◆ WHAT YOU NEED TO DO: An exact copy of all the data is required, with pictures left out.

-- START --

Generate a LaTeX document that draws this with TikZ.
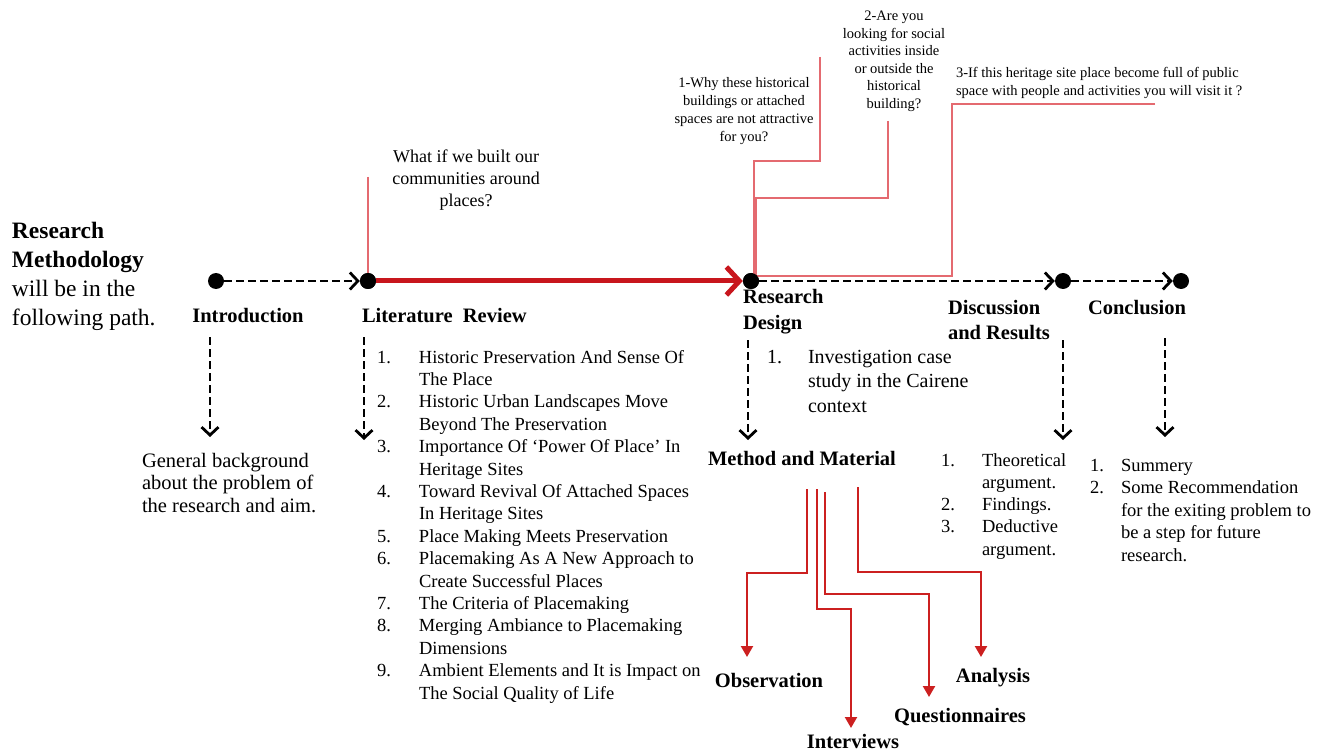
\documentclass[tikz,border=0pt]{standalone}
\usepackage{fontspec}
\setmainfont{Liberation Serif}
\usetikzlibrary{arrows.meta}
\definecolor{mainred}{HTML}{C8161D}
\definecolor{thinred}{HTML}{E46A70}
\definecolor{methred}{HTML}{CC2020}
\tikzset{
  dot/.style={circle,fill=black,inner sep=0pt,minimum size=16pt},
  flow/.style={line width=2.8pt,dash pattern=on 8pt off 4pt,
    -{Straight Barb[length=8pt,width=17pt,line width=0pt 1]}},
  mainflow/.style={line width=5pt,color=mainred,
    -{Straight Barb[length=13pt,width=28pt,line width=0pt 1]}},
  qline/.style={line width=1.5pt,color=thinred},
  mline/.style={line width=2.2pt,color=methred,-{Triangle[length=11pt,width=12pt]}},
  txt/.style={inner sep=0pt,outer sep=0pt},
  blab/.style={txt,font=\fontsize{20.5}{25}\selectfont\bfseries},
}
\begin{document}
\begin{tikzpicture}[x=1pt,y=-1pt]
\useasboundingbox[fill=white] (0,0) rectangle (1325,751);

% main path dots
\node[dot] (intro) at (216,281) {};
\node[dot] (lit) at (368,281) {};
\node[dot] (rd) at (751,281) {};
\node[dot] (disc) at (1063,281) {};
\node[dot] (concl) at (1181,281) {};

% question lines
\coordinate (q1a) at (820,57);
\coordinate (q1b) at (754,161);
\coordinate (q2a) at (888,121);
\coordinate (q2b) at (756,198);
\coordinate (q3a) at (1155,104);
\coordinate (q3b) at (952,276);
\coordinate (wa) at (368,177);
\draw[qline] (wa) -- (lit.center);
\draw[qline] (q1a) |- (q1b) -- (q1b |- rd.center);
\draw[qline] (q2a) |- (q2b) -- (q2b |- rd.center);
\draw[qline] (q3a) -| (q3b) -- (rd.center |- q3b);

\draw[flow] (intro) -- (lit);
\draw[mainflow] (lit.east) -- (rd.west);
\draw[flow] (rd) -- (disc);
\draw[flow] (disc) -- (concl);
\node[dot] at (rd) {};
\node[dot] at (lit) {};

% headings
\node[txt,anchor=base west,align=left] (rm) at (12,239)
  {\fontsize{23.5}{29}\selectfont\begin{tabular}[t]{@{}l@{}}\textbf{Research}\\\textbf{Methodology}\\will be in the\\following path.\end{tabular}};
\node[blab,anchor=base] (introlab) at (248,323) {Introduction};
\node[blab,anchor=base west] (litlab) at (362,323) {Literature\ \ Review};
\node[blab,anchor=base west] (rdlab) at (743,304) {\begin{tabular}[t]{@{}l@{}}Research\\Design\end{tabular}};
\node[blab,anchor=base west] (disclab) at (948,314) {\begin{tabular}[t]{@{}l@{}}Discussion\\and Results\end{tabular}};
\node[blab,anchor=base west] (concllab) at (1088,314) {Conclusion};
\node[blab,anchor=base west] (mm) at (708,465) {Method and Material};

% questions
\node[txt,anchor=base] (wi) at (466,163)
  {\fontsize{18}{22}\selectfont\begin{tabular}[t]{@{}c@{}}What if we built our\\communities around\\places?\end{tabular}};
\node[txt,anchor=base] (q1) at (744,88)
  {\fontsize{14.5}{18}\selectfont\begin{tabular}[t]{@{}c@{}}1-Why these historical\\buildings or attached\\spaces are not attractive\\for you?\end{tabular}};
\node[txt,anchor=base] (q2) at (894,21)
  {\fontsize{14.5}{17.5}\selectfont\begin{tabular}[t]{@{}c@{}}2-Are you\\looking for social\\activities inside\\or outside the\\historical\\building?\end{tabular}};
\node[txt,anchor=base west] (q3) at (956,78)
  {\fontsize{14.5}{17.5}\selectfont\begin{tabular}[t]{@{}l@{}}3-If this heritage site place become full of public\\space with people and activities you will visit it ?\end{tabular}};

% vertical dashed arrows
\coordinate (ia) at (210,337); \coordinate (ib) at (210,437);
\coordinate (la) at (364,337); \coordinate (lb) at (364,440);
\coordinate (ra) at (748,340); \coordinate (rb) at (748,440);
\coordinate (da) at (1063,340); \coordinate (db) at (1063,440);
\coordinate (ca) at (1165,338); \coordinate (cb) at (1165,437);
\draw[flow] (ia) -- (ib);
\draw[flow] (la) -- (lb);
\draw[flow] (ra) -- (rb);
\draw[flow] (da) -- (db);
\draw[flow] (ca) -- (cb);

% text blocks
\node[txt,anchor=base west] (gb) at (142,467)
  {\fontsize{20.5}{22.5}\selectfont\begin{tabular}[t]{@{}l@{}}General background\\about the problem of\\the research and aim.\end{tabular}};
\node[txt,anchor=base west] (litlist) at (377,363)
  {\fontsize{18.5}{22.4}\selectfont\begin{tabular}[t]{@{}p{42pt}@{}l@{}}
1. & Historic Preservation And Sense Of\\
   & The Place\\
2. & Historic Urban Landscapes Move\\
   & Beyond The Preservation\\
3. & Importance Of ‘Power Of Place’ In\\
   & Heritage Sites\\
4. & Toward Revival Of Attached Spaces\\
   & In Heritage Sites\\
5. & Place Making Meets Preservation\\
6. & Placemaking As A New Approach to\\
   & Create Successful Places\\
7. & The Criteria of Placemaking\\
8. & Merging Ambiance to Placemaking\\
   & Dimensions\\
9. & Ambient Elements and It is Impact on\\
   & The Social Quality of Life
\end{tabular}};
\node[txt,anchor=base west] (rdlist) at (767,363)
  {\fontsize{20}{24.5}\selectfont\begin{tabular}[t]{@{}p{41pt}@{}l@{}}
1. & Investigation case\\
   & study in the Cairene\\
   & context
\end{tabular}};
\node[txt,anchor=base west] (disclist) at (941,466)
  {\fontsize{18.5}{22.3}\selectfont\begin{tabular}[t]{@{}p{41pt}@{}l@{}}
1. & Theoretical\\
   & argument.\\
2. & Findings.\\
3. & Deductive\\
   & argument.
\end{tabular}};
\node[txt,anchor=base west] (concllist) at (1090,471)
  {\fontsize{18.5}{22.5}\selectfont\begin{tabular}[t]{@{}p{31pt}@{}l@{}}
1. & Summery\\
2. & Some Recommendation\\
   & for the exiting problem to\\
   & be a step for future\\
   & research.
\end{tabular}};

% method branches
\node[blab,anchor=base] (obs) at (769,687) {Observation};
\node[blab,anchor=base] (intv) at (853,748) {Interviews};
\node[blab,anchor=base] (quest) at (960,722) {Questionnaires};
\node[blab,anchor=base] (ana) at (993,682) {Analysis};
\coordinate (o1) at (807,489); \coordinate (o2) at (747,573); \coordinate (o3) at (747,657);
\coordinate (i1) at (817,489); \coordinate (i2) at (851,609); \coordinate (i3) at (851,728);
\coordinate (u1) at (825,492); \coordinate (u2) at (929,594); \coordinate (u3) at (929,697);
\coordinate (a1) at (858,487); \coordinate (a2) at (981,572); \coordinate (a3) at (981,657);
\draw[mline] (o1) |- (o2) -- (o3);
\draw[mline] (i1) |- (i2) -- (i3);
\draw[mline] (u1) |- (u2) -- (u3);
\draw[mline] (a1) |- (a2) -- (a3);
\end{tikzpicture}
\end{document}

-- END --

◆ EXERCISE OUTPUT:
Generate a LaTeX document that draws this with TikZ.
\documentclass[tikz,border=0pt]{standalone}
\usepackage{fontspec}
\setmainfont{Liberation Serif}
\usetikzlibrary{arrows.meta}
\definecolor{mainred}{HTML}{C8161D}
\definecolor{thinred}{HTML}{E46A70}
\definecolor{methred}{HTML}{CC2020}
\tikzset{
  dot/.style={circle,fill=black,inner sep=0pt,minimum size=16pt},
  flow/.style={line width=2.8pt,dash pattern=on 8pt off 4pt,
    -{Straight Barb[length=8pt,width=17pt,line width=0pt 1]}},
  mainflow/.style={line width=5pt,color=mainred,
    -{Straight Barb[length=13pt,width=28pt,line width=0pt 1]}},
  qline/.style={line width=1.5pt,color=thinred},
  mline/.style={line width=2.2pt,color=methred,-{Triangle[length=11pt,width=12pt]}},
  txt/.style={inner sep=0pt,outer sep=0pt},
  blab/.style={txt,font=\fontsize{20.5}{25}\selectfont\bfseries},
}
\begin{document}
\begin{tikzpicture}[x=1pt,y=-1pt]
\useasboundingbox[fill=white] (0,0) rectangle (1325,751);

% main path dots
\node[dot] (intro) at (216,281) {};
\node[dot] (lit) at (368,281) {};
\node[dot] (rd) at (751,281) {};
\node[dot] (disc) at (1063,281) {};
\node[dot] (concl) at (1181,281) {};

% question lines
\coordinate (q1a) at (820,57);
\coordinate (q1b) at (754,161);
\coordinate (q2a) at (888,121);
\coordinate (q2b) at (756,198);
\coordinate (q3a) at (1155,104);
\coordinate (q3b) at (952,276);
\coordinate (wa) at (368,177);
\draw[qline] (wa) -- (lit.center);
\draw[qline] (q1a) |- (q1b) -- (q1b |- rd.center);
\draw[qline] (q2a) |- (q2b) -- (q2b |- rd.center);
\draw[qline] (q3a) -| (q3b) -- (rd.center |- q3b);

\draw[flow] (intro) -- (lit);
\draw[mainflow] (lit.east) -- (rd.west);
\draw[flow] (rd) -- (disc);
\draw[flow] (disc) -- (concl);
\node[dot] at (rd) {};
\node[dot] at (lit) {};

% headings
\node[txt,anchor=base west,align=left] (rm) at (12,239)
  {\fontsize{23.5}{29}\selectfont\begin{tabular}[t]{@{}l@{}}\textbf{Research}\\\textbf{Methodology}\\will be in the\\following path.\end{tabular}};
\node[blab,anchor=base] (introlab) at (248,323) {Introduction};
\node[blab,anchor=base west] (litlab) at (362,323) {Literature\ \ Review};
\node[blab,anchor=base west] (rdlab) at (743,304) {\begin{tabular}[t]{@{}l@{}}Research\\Design\end{tabular}};
\node[blab,anchor=base west] (disclab) at (948,314) {\begin{tabular}[t]{@{}l@{}}Discussion\\and Results\end{tabular}};
\node[blab,anchor=base west] (concllab) at (1088,314) {Conclusion};
\node[blab,anchor=base west] (mm) at (708,465) {Method and Material};

% questions
\node[txt,anchor=base] (wi) at (466,163)
  {\fontsize{18}{22}\selectfont\begin{tabular}[t]{@{}c@{}}What if we built our\\communities around\\places?\end{tabular}};
\node[txt,anchor=base] (q1) at (744,88)
  {\fontsize{14.5}{18}\selectfont\begin{tabular}[t]{@{}c@{}}1-Why these historical\\buildings or attached\\spaces are not attractive\\for you?\end{tabular}};
\node[txt,anchor=base] (q2) at (894,21)
  {\fontsize{14.5}{17.5}\selectfont\begin{tabular}[t]{@{}c@{}}2-Are you\\looking for social\\activities inside\\or outside the\\historical\\building?\end{tabular}};
\node[txt,anchor=base west] (q3) at (956,78)
  {\fontsize{14.5}{17.5}\selectfont\begin{tabular}[t]{@{}l@{}}3-If this heritage site place become full of public\\space with people and activities you will visit it ?\end{tabular}};

% vertical dashed arrows
\coordinate (ia) at (210,337); \coordinate (ib) at (210,437);
\coordinate (la) at (364,337); \coordinate (lb) at (364,440);
\coordinate (ra) at (748,340); \coordinate (rb) at (748,440);
\coordinate (da) at (1063,340); \coordinate (db) at (1063,440);
\coordinate (ca) at (1165,338); \coordinate (cb) at (1165,437);
\draw[flow] (ia) -- (ib);
\draw[flow] (la) -- (lb);
\draw[flow] (ra) -- (rb);
\draw[flow] (da) -- (db);
\draw[flow] (ca) -- (cb);

% text blocks
\node[txt,anchor=base west] (gb) at (142,467)
  {\fontsize{20.5}{22.5}\selectfont\begin{tabular}[t]{@{}l@{}}General background\\about the problem of\\the research and aim.\end{tabular}};
\node[txt,anchor=base west] (litlist) at (377,363)
  {\fontsize{18.5}{22.4}\selectfont\begin{tabular}[t]{@{}p{42pt}@{}l@{}}
1. & Historic Preservation And Sense Of\\
   & The Place\\
2. & Historic Urban Landscapes Move\\
   & Beyond The Preservation\\
3. & Importance Of ‘Power Of Place’ In\\
   & Heritage Sites\\
4. & Toward Revival Of Attached Spaces\\
   & In Heritage Sites\\
5. & Place Making Meets Preservation\\
6. & Placemaking As A New Approach to\\
   & Create Successful Places\\
7. & The Criteria of Placemaking\\
8. & Merging Ambiance to Placemaking\\
   & Dimensions\\
9. & Ambient Elements and It is Impact on\\
   & The Social Quality of Life
\end{tabular}};
\node[txt,anchor=base west] (rdlist) at (767,363)
  {\fontsize{20}{24.5}\selectfont\begin{tabular}[t]{@{}p{41pt}@{}l@{}}
1. & Investigation case\\
   & study in the Cairene\\
   & context
\end{tabular}};
\node[txt,anchor=base west] (disclist) at (941,466)
  {\fontsize{18.5}{22.3}\selectfont\begin{tabular}[t]{@{}p{41pt}@{}l@{}}
1. & Theoretical\\
   & argument.\\
2. & Findings.\\
3. & Deductive\\
   & argument.
\end{tabular}};
\node[txt,anchor=base west] (concllist) at (1090,471)
  {\fontsize{18.5}{22.5}\selectfont\begin{tabular}[t]{@{}p{31pt}@{}l@{}}
1. & Summery\\
2. & Some Recommendation\\
   & for the exiting problem to\\
   & be a step for future\\
   & research.
\end{tabular}};

% method branches
\node[blab,anchor=base] (obs) at (769,687) {Observation};
\node[blab,anchor=base] (intv) at (853,748) {Interviews};
\node[blab,anchor=base] (quest) at (960,722) {Questionnaires};
\node[blab,anchor=base] (ana) at (993,682) {Analysis};
\coordinate (o1) at (807,489); \coordinate (o2) at (747,573); \coordinate (o3) at (747,657);
\coordinate (i1) at (817,489); \coordinate (i2) at (851,609); \coordinate (i3) at (851,728);
\coordinate (u1) at (825,492); \coordinate (u2) at (929,594); \coordinate (u3) at (929,697);
\coordinate (a1) at (858,487); \coordinate (a2) at (981,572); \coordinate (a3) at (981,657);
\draw[mline] (o1) |- (o2) -- (o3);
\draw[mline] (i1) |- (i2) -- (i3);
\draw[mline] (u1) |- (u2) -- (u3);
\draw[mline] (a1) |- (a2) -- (a3);
\end{tikzpicture}
\end{document}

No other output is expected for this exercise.